— Start Data shown —
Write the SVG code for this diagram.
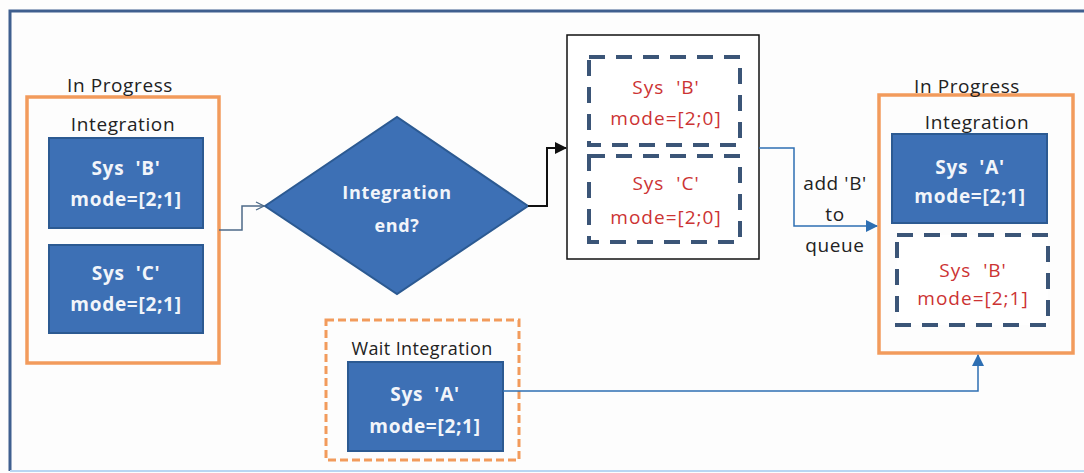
<svg xmlns="http://www.w3.org/2000/svg" width="1084" height="473" viewBox="0 0 1084 473" xml:space="preserve">
  <style>
    .frame { fill: none; stroke: #3f5f8f; stroke-width: 3; }
    .orange { fill: none; stroke: #f29b5c; stroke-width: 3.5; }
    .orange-dash { fill: none; stroke: #f29b5c; stroke-width: 3; stroke-dasharray: 8 4; }
    .sys { fill: #3d70b5; stroke: #2c5a92; stroke-width: 2; }
    .dash { fill: #ffffff; stroke: #3b5577; stroke-width: 4; stroke-dasharray: 16 11; }
    .diamond { fill: #3d70b5; stroke: #2c5a92; stroke-width: 2; }
    text { white-space: pre; }
    .lbl { font-family: "Open Sans", "Liberation Sans", sans-serif; font-size: 19px; fill: #222; text-anchor: middle; letter-spacing: 0.6px; }
    .wt { font-family: "Open Sans", "Liberation Sans", sans-serif; font-size: 19px; font-weight: bold; fill: #f2f5fa; text-anchor: middle; letter-spacing: 0.7px; }
    .dt { font-family: "Open Sans", "Liberation Sans", sans-serif; font-size: 18px; font-weight: bold; fill: #f2f5fa; text-anchor: middle; letter-spacing: 0.7px; }
    .rt { font-family: "Open Sans", "Liberation Sans", sans-serif; font-size: 19px; fill: #cc3333; text-anchor: middle; letter-spacing: 1px; }
    .c-grey { fill: none; stroke: #4d6a88; stroke-width: 1.5; }
    .c-black { fill: none; stroke: #111; stroke-width: 2; }
    .c-blue { fill: none; stroke: #2e6fb3; stroke-width: 1.5; }
  </style>
  <defs>
    <marker id="open" markerUnits="userSpaceOnUse" markerWidth="12" markerHeight="12" refX="9" refY="5" orient="auto">
      <path d="M1,1 L9,5 L1,9" fill="none" stroke="#4d6a88" stroke-width="1.3"/>
    </marker>
    <marker id="black" markerUnits="userSpaceOnUse" markerWidth="14" markerHeight="14" refX="11" refY="6" orient="auto">
      <path d="M0,0 L12,6 L0,12 Z" fill="#111"/>
    </marker>
    <marker id="blue" markerUnits="userSpaceOnUse" markerWidth="14" markerHeight="14" refX="11" refY="6" orient="auto">
      <path d="M0,0 L12,6 L0,12 Z" fill="#2e6fb3"/>
    </marker>
  </defs>

  <rect x="0" y="0" width="1084" height="473" fill="#fdfdfd"/>
  <path class="frame" d="M10,471 V11 H1084"/>
  <line x1="10" y1="471" x2="1084" y2="471" stroke="#b9d6f2" stroke-width="2"/>

  <g id="left-in-progress">
    <rect class="orange" x="27" y="97" width="192" height="266"/>
    <text class="lbl" x="120" y="92">In Progress</text>
    <text class="lbl" x="123" y="131">Integration</text>
  </g>
  <g id="sys-b-left">
    <rect class="sys" x="49" y="138" width="154" height="90"/>
    <text class="wt" x="126" y="175">Sys  'B'</text>
    <text class="wt" x="126" y="206">mode=[2;1]</text>
  </g>
  <g id="sys-c-left">
    <rect class="sys" x="49" y="245" width="154" height="88"/>
    <text class="wt" x="126" y="280">Sys  'C'</text>
    <text class="wt" x="126" y="311">mode=[2;1]</text>
  </g>

  <g id="decision">
    <polygon class="diamond" points="265,206 397,117 528,206 397,294"/>
    <text class="dt" x="397" y="199">Integration</text>
    <text class="dt" x="397" y="232">end?</text>
  </g>

  <g id="ended-box">
    <rect x="567" y="35" width="192" height="224" fill="#ffffff" stroke="#111" stroke-width="1.5"/>
  </g>
  <g id="sys-b-ended">
    <rect class="dash" x="589" y="57" width="151" height="88"/>
    <text class="rt" x="666" y="94">Sys  'B'</text>
    <text class="rt" x="666" y="125">mode=[2;0]</text>
  </g>
  <g id="sys-c-ended">
    <rect class="dash" x="589" y="156" width="151" height="86"/>
    <text class="rt" x="666" y="190">Sys  'C'</text>
    <text class="rt" x="666" y="224">mode=[2;0]</text>
  </g>

  <g id="right-in-progress">
    <rect class="orange" x="879" y="95" width="194" height="258"/>
    <text class="lbl" x="967" y="93">In Progress</text>
    <text class="lbl" x="977" y="129">Integration</text>
  </g>
  <g id="sys-a-right">
    <rect class="sys" x="892" y="134" width="155" height="89"/>
    <text class="wt" x="970" y="174">Sys  'A'</text>
    <text class="wt" x="970" y="203">mode=[2;1]</text>
  </g>
  <g id="sys-b-right">
    <rect class="dash" x="897" y="235" width="151" height="90"/>
    <text class="rt" x="973" y="277">Sys  'B'</text>
    <text class="rt" x="973" y="305">mode=[2;1]</text>
  </g>

  <g id="wait-integration">
    <rect class="orange-dash" x="326" y="320" width="193" height="140"/>
    <text class="lbl" x="422" y="355" style="font-size:18px;letter-spacing:0.4px">Wait Integration</text>
  </g>
  <g id="sys-a-wait">
    <rect class="sys" x="348" y="362" width="155" height="89"/>
    <text class="wt" x="425" y="401">Sys  'A'</text>
    <text class="wt" x="425" y="433">mode=[2;1]</text>
  </g>

  <g id="connectors">
    <path class="c-grey" d="M219,230 H242 V206 H264" marker-end="url(#open)"/>
    <path class="c-black" d="M528,206 H547 V148 H566" marker-end="url(#black)"/>
    <path class="c-blue" d="M759,148 H794 V226 H877" marker-end="url(#blue)"/>
    <path class="c-blue" d="M503,391 H978 V355" marker-end="url(#blue)"/>
    <text class="lbl" x="835" y="190">add 'B'</text>
    <text class="lbl" x="835" y="221">to</text>
    <text class="lbl" x="835" y="252">queue</text>
  </g>
</svg>
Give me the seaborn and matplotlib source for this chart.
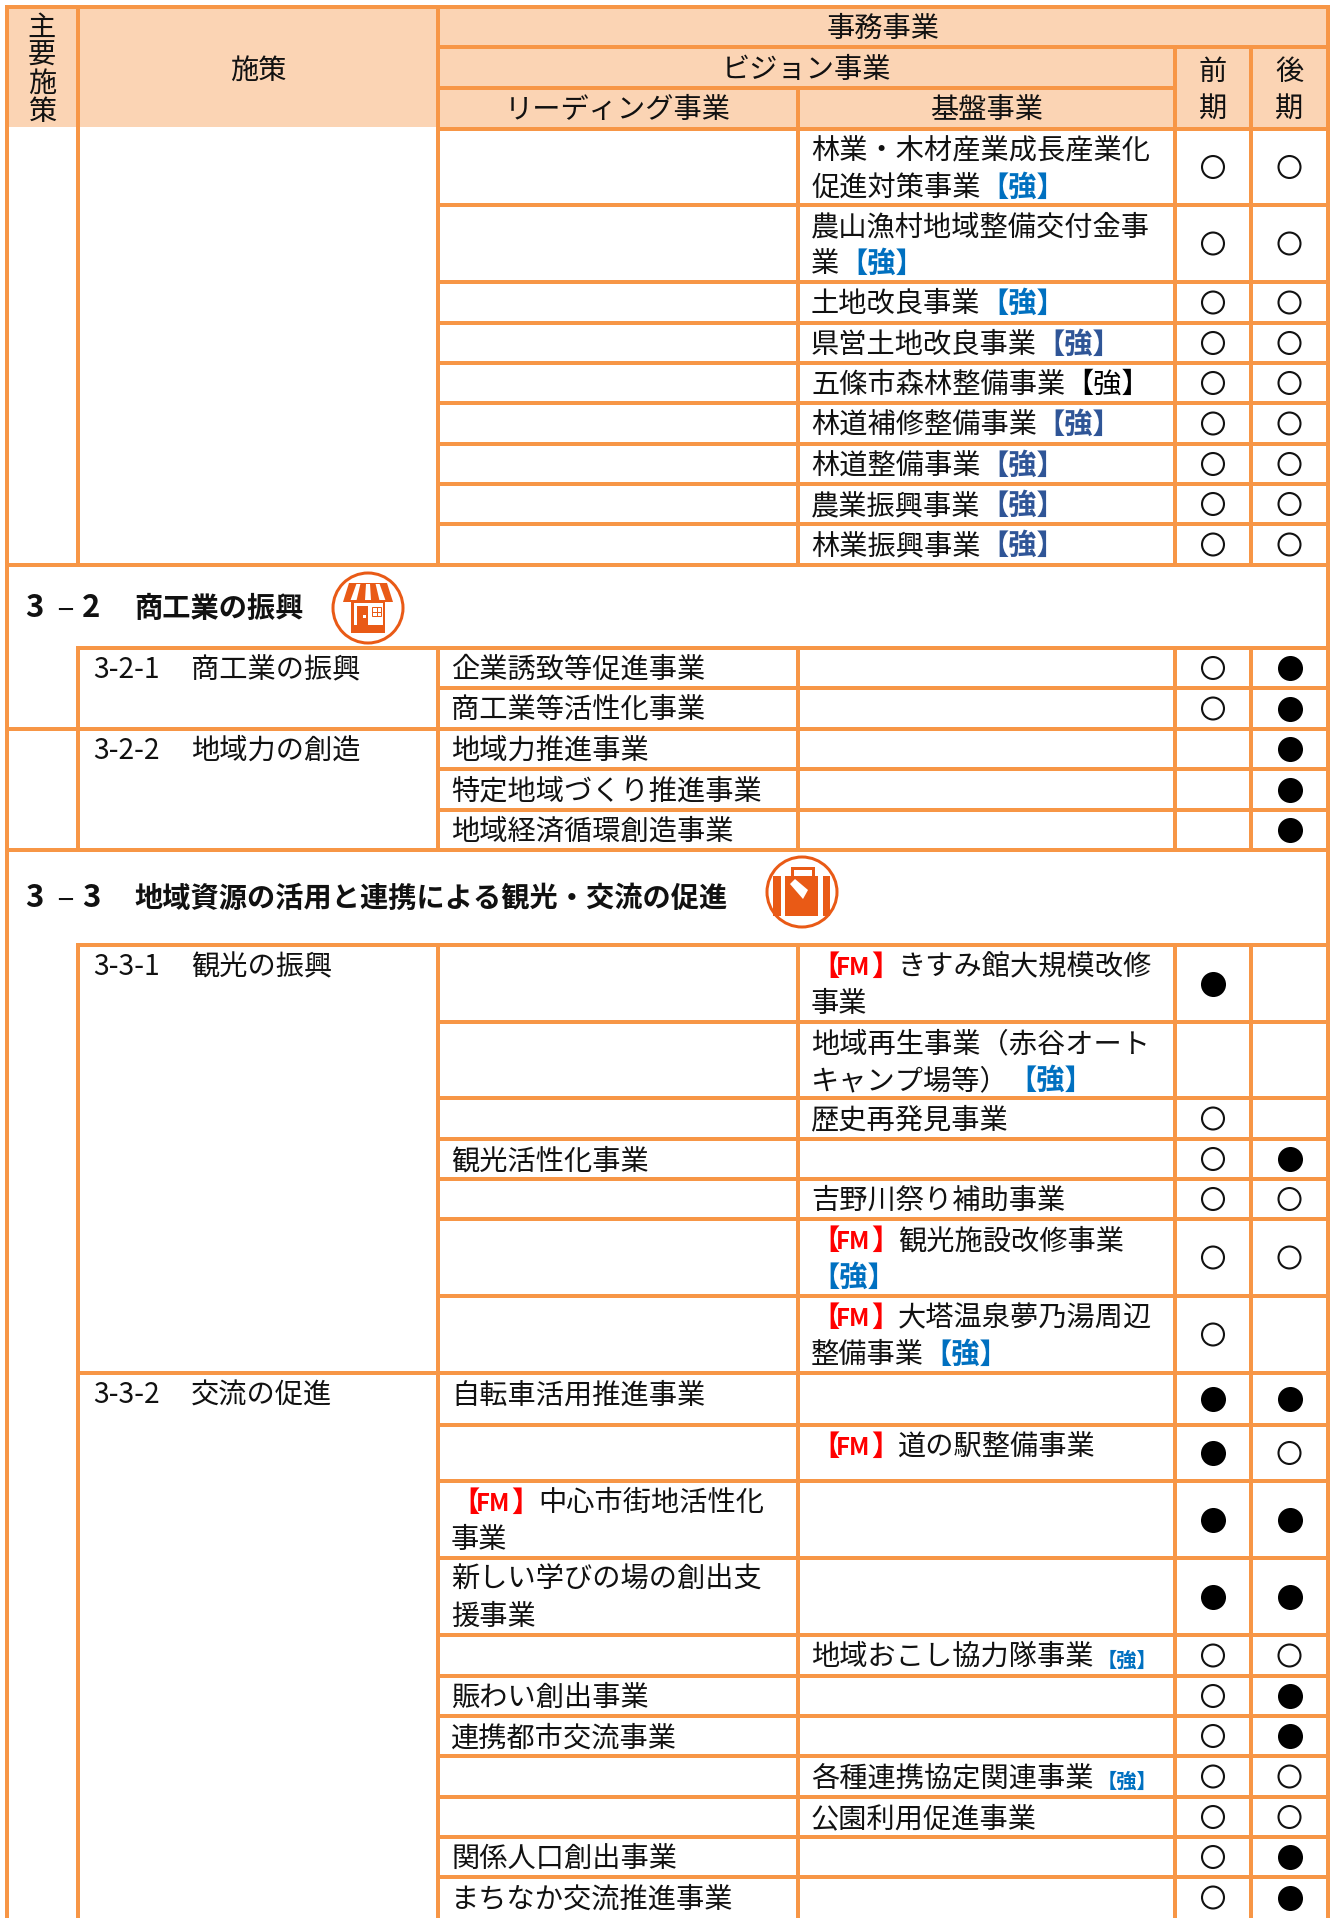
— End Data shown —
Output every entry word for word, but omit the pictures.

Write the SVG code for this diagram.
<svg xmlns="http://www.w3.org/2000/svg" width="1084" height="473" viewBox="0 0 1084 473" xml:space="preserve">
  <style>
    .frame { fill: none; stroke: #3f5f8f; stroke-width: 3; }
    .orange { fill: none; stroke: #f29b5c; stroke-width: 3.5; }
    .orange-dash { fill: none; stroke: #f29b5c; stroke-width: 3; stroke-dasharray: 8 4; }
    .sys { fill: #3d70b5; stroke: #2c5a92; stroke-width: 2; }
    .dash { fill: #ffffff; stroke: #3b5577; stroke-width: 4; stroke-dasharray: 16 11; }
    .diamond { fill: #3d70b5; stroke: #2c5a92; stroke-width: 2; }
    text { white-space: pre; }
    .lbl { font-family: "Open Sans", "Liberation Sans", sans-serif; font-size: 19px; fill: #222; text-anchor: middle; letter-spacing: 0.6px; }
    .wt { font-family: "Open Sans", "Liberation Sans", sans-serif; font-size: 19px; font-weight: bold; fill: #f2f5fa; text-anchor: middle; letter-spacing: 0.7px; }
    .dt { font-family: "Open Sans", "Liberation Sans", sans-serif; font-size: 18px; font-weight: bold; fill: #f2f5fa; text-anchor: middle; letter-spacing: 0.7px; }
    .rt { font-family: "Open Sans", "Liberation Sans", sans-serif; font-size: 19px; fill: #cc3333; text-anchor: middle; letter-spacing: 1px; }
    .c-grey { fill: none; stroke: #4d6a88; stroke-width: 1.5; }
    .c-black { fill: none; stroke: #111; stroke-width: 2; }
    .c-blue { fill: none; stroke: #2e6fb3; stroke-width: 1.5; }
  </style>
  <defs>
    <marker id="open" markerUnits="userSpaceOnUse" markerWidth="12" markerHeight="12" refX="9" refY="5" orient="auto">
      <path d="M1,1 L9,5 L1,9" fill="none" stroke="#4d6a88" stroke-width="1.3"/>
    </marker>
    <marker id="black" markerUnits="userSpaceOnUse" markerWidth="14" markerHeight="14" refX="11" refY="6" orient="auto">
      <path d="M0,0 L12,6 L0,12 Z" fill="#111"/>
    </marker>
    <marker id="blue" markerUnits="userSpaceOnUse" markerWidth="14" markerHeight="14" refX="11" refY="6" orient="auto">
      <path d="M0,0 L12,6 L0,12 Z" fill="#2e6fb3"/>
    </marker>
  </defs>

  <rect x="0" y="0" width="1084" height="473" fill="#fdfdfd"/>
  <path class="frame" d="M10,471 V11 H1084"/>
  <line x1="10" y1="471" x2="1084" y2="471" stroke="#b9d6f2" stroke-width="2"/>

  <g id="left-in-progress">
    <rect class="orange" x="27" y="97" width="192" height="266"/>
    <text class="lbl" x="120" y="92">In Progress</text>
    <text class="lbl" x="123" y="131">Integration</text>
  </g>
  <g id="sys-b-left">
    <rect class="sys" x="49" y="138" width="154" height="90"/>
    <text class="wt" x="126" y="175">Sys  'B'</text>
    <text class="wt" x="126" y="206">mode=[2;1]</text>
  </g>
  <g id="sys-c-left">
    <rect class="sys" x="49" y="245" width="154" height="88"/>
    <text class="wt" x="126" y="280">Sys  'C'</text>
    <text class="wt" x="126" y="311">mode=[2;1]</text>
  </g>

  <g id="decision">
    <polygon class="diamond" points="265,206 397,117 528,206 397,294"/>
    <text class="dt" x="397" y="199">Integration</text>
    <text class="dt" x="397" y="232">end?</text>
  </g>

  <g id="ended-box">
    <rect x="567" y="35" width="192" height="224" fill="#ffffff" stroke="#111" stroke-width="1.5"/>
  </g>
  <g id="sys-b-ended">
    <rect class="dash" x="589" y="57" width="151" height="88"/>
    <text class="rt" x="666" y="94">Sys  'B'</text>
    <text class="rt" x="666" y="125">mode=[2;0]</text>
  </g>
  <g id="sys-c-ended">
    <rect class="dash" x="589" y="156" width="151" height="86"/>
    <text class="rt" x="666" y="190">Sys  'C'</text>
    <text class="rt" x="666" y="224">mode=[2;0]</text>
  </g>

  <g id="right-in-progress">
    <rect class="orange" x="879" y="95" width="194" height="258"/>
    <text class="lbl" x="967" y="93">In Progress</text>
    <text class="lbl" x="977" y="129">Integration</text>
  </g>
  <g id="sys-a-right">
    <rect class="sys" x="892" y="134" width="155" height="89"/>
    <text class="wt" x="970" y="174">Sys  'A'</text>
    <text class="wt" x="970" y="203">mode=[2;1]</text>
  </g>
  <g id="sys-b-right">
    <rect class="dash" x="897" y="235" width="151" height="90"/>
    <text class="rt" x="973" y="277">Sys  'B'</text>
    <text class="rt" x="973" y="305">mode=[2;1]</text>
  </g>

  <g id="wait-integration">
    <rect class="orange-dash" x="326" y="320" width="193" height="140"/>
    <text class="lbl" x="422" y="355" style="font-size:18px;letter-spacing:0.4px">Wait Integration</text>
  </g>
  <g id="sys-a-wait">
    <rect class="sys" x="348" y="362" width="155" height="89"/>
    <text class="wt" x="425" y="401">Sys  'A'</text>
    <text class="wt" x="425" y="433">mode=[2;1]</text>
  </g>

  <g id="connectors">
    <path class="c-grey" d="M219,230 H242 V206 H264" marker-end="url(#open)"/>
    <path class="c-black" d="M528,206 H547 V148 H566" marker-end="url(#black)"/>
    <path class="c-blue" d="M759,148 H794 V226 H877" marker-end="url(#blue)"/>
    <path class="c-blue" d="M503,391 H978 V355" marker-end="url(#blue)"/>
    <text class="lbl" x="835" y="190">add 'B'</text>
    <text class="lbl" x="835" y="221">to</text>
    <text class="lbl" x="835" y="252">queue</text>
  </g>
</svg>
Give me the seaborn and matplotlib source for this chart.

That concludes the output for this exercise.